If you cannot understand the strategy in plain English, you should not be funding it.

The biggest mistake beginners make

They treat copy trading like passive investing.

It is not passive in the way an index fund is passive. It is active trading by proxy. Someone is still making short-term decisions, taking market risk, and potentially using leverage. You are just one step removed from it.

That distance creates false comfort. People think, “A professional is handling it.” Sometimes that professional is a competent trader. Sometimes it is a lucky amateur with a following and a flair for self-promotion. The platform will not always make that distinction clear enough.

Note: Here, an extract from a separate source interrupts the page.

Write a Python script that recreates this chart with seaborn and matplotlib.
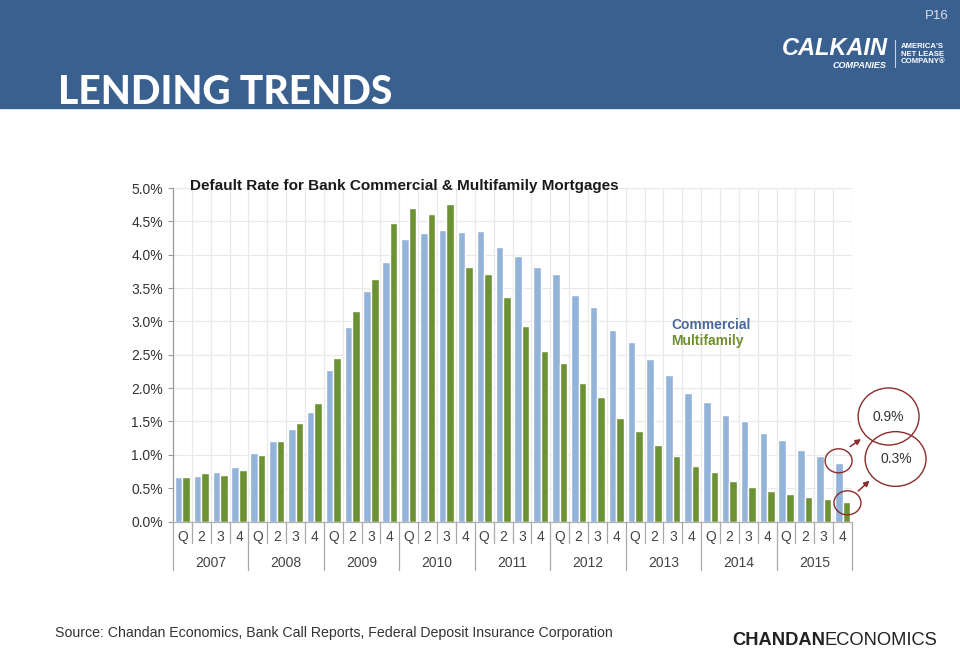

This is one of the reasons The Casual Investor keeps banging on about capital preservation. If a product or platform makes trading sound effortless, that should not reassure you. It should make you more suspicious.

So which one is better?

If your goal is learning, social trading is usually the better starting point. You can observe, question, and stay in control. It gives you room to develop judgement, which is worth more than any flashy leaderboard.

If your goal is hands-off speculation, copy trading may appeal more, but it needs tighter caution than the adverts suggest. Treat it like a high-risk experiment, not a clever life hack. Use money you can afford to ring-fence, not rent money, not emergency savings, and not capital you have mentally labelled “safe” just because someone else is pushing the buttons.

The honest answer is that neither model removes the core problem. You still need to judge risk, platform quality, and human behaviour. The only thing that changes is where the bad decision gets made.

If you are unsure, take that as useful information. You do not need to force a decision just because a platform has made it look simple. Keeping your money out of something you do not fully trust is often the smartest trade available.